■ Aim of the exercise ■
Restate the data below word for word. Skip any images it contains.

* * * * * * * * *

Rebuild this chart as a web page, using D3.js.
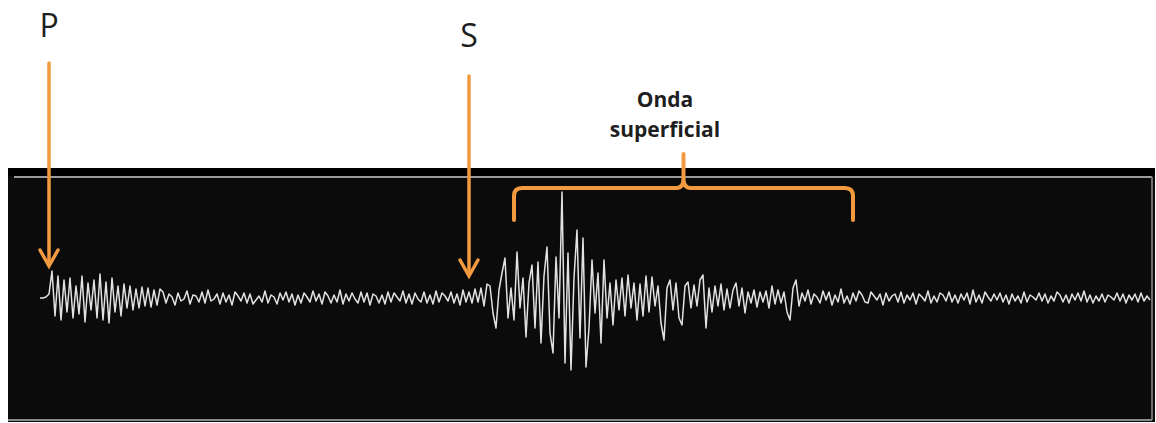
<!DOCTYPE html>
<html>
<head>
<meta charset="utf-8">
<script src="https://cdn.jsdelivr.net/npm/d3@7"></script>
<style>
  html, body { margin: 0; padding: 0; background: #fff; }
  svg { display: block; }
</style>
</head>
<body>
<svg id="chart" width="1156" height="423"></svg>
<script>
// ---- data (amplitude samples, positive = up) ----
const preEvent = [0, 0, 1];
const pCoda = [4, 27, -18, 22, -22, 18, -14, 20, -20, 12,
  -16, 22, -24, 15, -12, 18, -20, 24, -22, 16,
  -25, 20, -14, 12, -18, 14, -10, 12, -12, 9,
  -10, 11, -8, 10, -9, 8, -7, 9];
const noiseBeforeS = [
  6,-5,4,1,-7,5,-3,-1,7,-6,3,2,-4,6,-5,8,-3,-1,4,-6,
  5,-4,3,-7,6,2,-3,5,-5,4,-6,-2,2,-4,7,-5,3,1,-6,5,
  -2,6,-4,4,-7,3,-5,5,1,-4,7,-3,4,-6,6,2,-5,3,-4,8,
  -6,4,-3,5,-1,-5,6,-4,5,-7,4,2,-5,3,-6,6,-4,5,1,-3,
  7,-5,4,-6,5,-1,-4,6,-5,3,-6,7,-4,5,2,-3,6,-5,4,-7,8,-4];
const sOnset = [6, -5, 9, -4, 10, -8, 14];
const surfaceWave = [12, -15, -30, 8, 25, 40, -20, 10, -22, 46,
  -10, 20, -39, 15, 33, -30, 36, -45, 22, 51,
  -35, -55, 41, -20, 106, -65, 45, -72, 20, 68,
  -40, 60, -69, -30, 38, -15, 25, -45, 38, -20,
  15, -27, 18, -12, 20, -18, 23, -10, 15, -22, 14];
const surfaceCoda = [-18, 22, -14, 21, -8, 12, -25, -42, 10, 18,
  -12, 15, -20, -27, 12, 16, -10, 13, -8, 18,
  23, -30, 10, -14, 12, -8, 14, -12, 9, -10,
  8, 15, -8, 10, -15, 6, -5, 8, -9, 6,
  -4, 7, -10, 12, -6, 8, -5, 6, -14, -22,
  10, 18, -8];
const tail = [
  5,-3,8,-6,4,1,-5,7,-2,6,-7,3,-4,9,-5,2,-6,5,-3,7,
  3,-4,-5,6,2,-2,4,-7,5,-3,2,4,-4,6,-5,3,-2,5,-6,4,
  1,-3,7,-5,2,-4,5,3,-3,6,-4,3,-5,4,-2,5,-6,8,-4,3,
  -5,6,1,-3,4,-2,5,-4,3,-6,4,-3,2,-5,6,-4,3,1,-2,5,
  -3,4,-5,2,-3,6,3,-4,3,-5,4,-2,5,-3,7,-4,3,-5,2,-3,
  4,-4,3,1,-2,5,-3,4,-5,3,-2,4,-4,5,-3,2,-2];
const amplitude = [].concat(preEvent, pCoda, noiseBeforeS, sOnset, surfaceWave, surfaceCoda, tail);

// phase annotations: sample index of each arrival
const phaseLabels = ["P", "S"];
const phaseSamples = [3, 143];
const surfaceLabel = ["Onda", "superficial"];
const surfaceRange = [158, 271]; // sample span covered by bracket

// ---- drawing ----
const svg = d3.select("#chart");
const orange = "#f29a3f";

const x = d3.scaleLinear().domain([0, amplitude.length - 1]).range([40, 1150]);
const y = d3.scaleLinear().domain([-100, 100]).range([398, 198]);

// panel
svg.append("rect").attr("x", 8).attr("y", 168).attr("width", 1147).attr("height", 254)
  .attr("fill", "#0b0b0b");
svg.append("rect").attr("x", 8).attr("y", 168).attr("width", 1147).attr("height", 8)
  .attr("fill", "#000");
svg.append("line").attr("x1", 14).attr("x2", 1152).attr("y1", 177).attr("y2", 177)
  .attr("stroke", "#9c9c9c").attr("stroke-width", 2);
svg.append("line").attr("x1", 1152).attr("x2", 1152).attr("y1", 177).attr("y2", 420)
  .attr("stroke", "#6e6e6e").attr("stroke-width", 2);
svg.append("line").attr("x1", 8).attr("x2", 1152).attr("y1", 420).attr("y2", 420)
  .attr("stroke", "#8a8a8a").attr("stroke-width", 2);

// waveform
const line = d3.line().x((d, i) => x(i)).y(d => y(d)).curve(d3.curveLinear);
svg.append("path").datum(amplitude)
  .attr("d", line)
  .attr("fill", "none")
  .attr("stroke", "#e2e2e2")
  .attr("stroke-width", 1.5)
  .attr("stroke-linejoin", "round");

// arrows
const arrowTop = [63, 76];
const arrowTip = [266, 276];
const labelBase = [37, 47];
phaseLabels.forEach((lab, k) => {
  const px = x(phaseSamples[k]);
  const g = svg.append("g");
  g.append("text").attr("x", px).attr("y", labelBase[k])
    .attr("text-anchor", "middle")
    .attr("font-family", "Open Sans, sans-serif")
    .attr("font-size", 32)
    .attr("fill", "#1e1e1e")
    .text(lab);
  g.append("line").attr("x1", px).attr("x2", px)
    .attr("y1", arrowTop[k]).attr("y2", arrowTip[k] - 1)
    .attr("stroke", orange).attr("stroke-width", 3.5).attr("stroke-linecap", "round");
  g.append("path")
    .attr("d", `M${px - 9},${arrowTip[k] - 16} L${px},${arrowTip[k]} L${px + 9},${arrowTip[k] - 16}`)
    .attr("fill", "none").attr("stroke", orange).attr("stroke-width", 3.5)
    .attr("stroke-linecap", "round").attr("stroke-linejoin", "miter");
});

// bracket for surface wave
const bx0 = x(surfaceRange[0]), bx1 = x(surfaceRange[1]);
const bm = (bx0 + bx1) / 2;
const by = 188, bEnd = 220, bTip = 154;
svg.append("path")
  .attr("d", `M${bx0},${bEnd} V${by + 8} Q${bx0},${by} ${bx0 + 8},${by} H${bm - 7} Q${bm},${by} ${bm},${by - 10} V${bTip} V${by - 10} Q${bm},${by} ${bm + 7},${by} H${bx1 - 8} Q${bx1},${by} ${bx1},${by + 8} V${bEnd}`)
  .attr("fill", "none").attr("stroke", orange).attr("stroke-width", 4)
  .attr("stroke-linecap", "round").attr("stroke-linejoin", "round");

svg.append("text")
  .attr("text-anchor", "middle")
  .attr("font-family", "Open Sans, sans-serif")
  .attr("font-weight", "bold")
  .attr("font-size", 21)
  .attr("fill", "#1e1e1e")
  .selectAll("tspan").data(surfaceLabel).join("tspan")
  .attr("x", 665)
  .attr("y", (d, i) => 107 + i * 30)
  .text(d => d);
</script>
</body>
</html>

* * * * * * * * *

■ Output of the exercise ■
Rebuild this chart as a web page, using D3.js.
<!DOCTYPE html>
<html>
<head>
<meta charset="utf-8">
<script src="https://cdn.jsdelivr.net/npm/d3@7"></script>
<style>
  html, body { margin: 0; padding: 0; background: #fff; }
  svg { display: block; }
</style>
</head>
<body>
<svg id="chart" width="1156" height="423"></svg>
<script>
// ---- data (amplitude samples, positive = up) ----
const preEvent = [0, 0, 1];
const pCoda = [4, 27, -18, 22, -22, 18, -14, 20, -20, 12,
  -16, 22, -24, 15, -12, 18, -20, 24, -22, 16,
  -25, 20, -14, 12, -18, 14, -10, 12, -12, 9,
  -10, 11, -8, 10, -9, 8, -7, 9];
const noiseBeforeS = [
  6,-5,4,1,-7,5,-3,-1,7,-6,3,2,-4,6,-5,8,-3,-1,4,-6,
  5,-4,3,-7,6,2,-3,5,-5,4,-6,-2,2,-4,7,-5,3,1,-6,5,
  -2,6,-4,4,-7,3,-5,5,1,-4,7,-3,4,-6,6,2,-5,3,-4,8,
  -6,4,-3,5,-1,-5,6,-4,5,-7,4,2,-5,3,-6,6,-4,5,1,-3,
  7,-5,4,-6,5,-1,-4,6,-5,3,-6,7,-4,5,2,-3,6,-5,4,-7,8,-4];
const sOnset = [6, -5, 9, -4, 10, -8, 14];
const surfaceWave = [12, -15, -30, 8, 25, 40, -20, 10, -22, 46,
  -10, 20, -39, 15, 33, -30, 36, -45, 22, 51,
  -35, -55, 41, -20, 106, -65, 45, -72, 20, 68,
  -40, 60, -69, -30, 38, -15, 25, -45, 38, -20,
  15, -27, 18, -12, 20, -18, 23, -10, 15, -22, 14];
const surfaceCoda = [-18, 22, -14, 21, -8, 12, -25, -42, 10, 18,
  -12, 15, -20, -27, 12, 16, -10, 13, -8, 18,
  23, -30, 10, -14, 12, -8, 14, -12, 9, -10,
  8, 15, -8, 10, -15, 6, -5, 8, -9, 6,
  -4, 7, -10, 12, -6, 8, -5, 6, -14, -22,
  10, 18, -8];
const tail = [
  5,-3,8,-6,4,1,-5,7,-2,6,-7,3,-4,9,-5,2,-6,5,-3,7,
  3,-4,-5,6,2,-2,4,-7,5,-3,2,4,-4,6,-5,3,-2,5,-6,4,
  1,-3,7,-5,2,-4,5,3,-3,6,-4,3,-5,4,-2,5,-6,8,-4,3,
  -5,6,1,-3,4,-2,5,-4,3,-6,4,-3,2,-5,6,-4,3,1,-2,5,
  -3,4,-5,2,-3,6,3,-4,3,-5,4,-2,5,-3,7,-4,3,-5,2,-3,
  4,-4,3,1,-2,5,-3,4,-5,3,-2,4,-4,5,-3,2,-2];
const amplitude = [].concat(preEvent, pCoda, noiseBeforeS, sOnset, surfaceWave, surfaceCoda, tail);

// phase annotations: sample index of each arrival
const phaseLabels = ["P", "S"];
const phaseSamples = [3, 143];
const surfaceLabel = ["Onda", "superficial"];
const surfaceRange = [158, 271]; // sample span covered by bracket

// ---- drawing ----
const svg = d3.select("#chart");
const orange = "#f29a3f";

const x = d3.scaleLinear().domain([0, amplitude.length - 1]).range([40, 1150]);
const y = d3.scaleLinear().domain([-100, 100]).range([398, 198]);

// panel
svg.append("rect").attr("x", 8).attr("y", 168).attr("width", 1147).attr("height", 254)
  .attr("fill", "#0b0b0b");
svg.append("rect").attr("x", 8).attr("y", 168).attr("width", 1147).attr("height", 8)
  .attr("fill", "#000");
svg.append("line").attr("x1", 14).attr("x2", 1152).attr("y1", 177).attr("y2", 177)
  .attr("stroke", "#9c9c9c").attr("stroke-width", 2);
svg.append("line").attr("x1", 1152).attr("x2", 1152).attr("y1", 177).attr("y2", 420)
  .attr("stroke", "#6e6e6e").attr("stroke-width", 2);
svg.append("line").attr("x1", 8).attr("x2", 1152).attr("y1", 420).attr("y2", 420)
  .attr("stroke", "#8a8a8a").attr("stroke-width", 2);

// waveform
const line = d3.line().x((d, i) => x(i)).y(d => y(d)).curve(d3.curveLinear);
svg.append("path").datum(amplitude)
  .attr("d", line)
  .attr("fill", "none")
  .attr("stroke", "#e2e2e2")
  .attr("stroke-width", 1.5)
  .attr("stroke-linejoin", "round");

// arrows
const arrowTop = [63, 76];
const arrowTip = [266, 276];
const labelBase = [37, 47];
phaseLabels.forEach((lab, k) => {
  const px = x(phaseSamples[k]);
  const g = svg.append("g");
  g.append("text").attr("x", px).attr("y", labelBase[k])
    .attr("text-anchor", "middle")
    .attr("font-family", "Open Sans, sans-serif")
    .attr("font-size", 32)
    .attr("fill", "#1e1e1e")
    .text(lab);
  g.append("line").attr("x1", px).attr("x2", px)
    .attr("y1", arrowTop[k]).attr("y2", arrowTip[k] - 1)
    .attr("stroke", orange).attr("stroke-width", 3.5).attr("stroke-linecap", "round");
  g.append("path")
    .attr("d", `M${px - 9},${arrowTip[k] - 16} L${px},${arrowTip[k]} L${px + 9},${arrowTip[k] - 16}`)
    .attr("fill", "none").attr("stroke", orange).attr("stroke-width", 3.5)
    .attr("stroke-linecap", "round").attr("stroke-linejoin", "miter");
});

// bracket for surface wave
const bx0 = x(surfaceRange[0]), bx1 = x(surfaceRange[1]);
const bm = (bx0 + bx1) / 2;
const by = 188, bEnd = 220, bTip = 154;
svg.append("path")
  .attr("d", `M${bx0},${bEnd} V${by + 8} Q${bx0},${by} ${bx0 + 8},${by} H${bm - 7} Q${bm},${by} ${bm},${by - 10} V${bTip} V${by - 10} Q${bm},${by} ${bm + 7},${by} H${bx1 - 8} Q${bx1},${by} ${bx1},${by + 8} V${bEnd}`)
  .attr("fill", "none").attr("stroke", orange).attr("stroke-width", 4)
  .attr("stroke-linecap", "round").attr("stroke-linejoin", "round");

svg.append("text")
  .attr("text-anchor", "middle")
  .attr("font-family", "Open Sans, sans-serif")
  .attr("font-weight", "bold")
  .attr("font-size", 21)
  .attr("fill", "#1e1e1e")
  .selectAll("tspan").data(surfaceLabel).join("tspan")
  .attr("x", 665)
  .attr("y", (d, i) => 107 + i * 30)
  .text(d => d);
</script>
</body>
</html>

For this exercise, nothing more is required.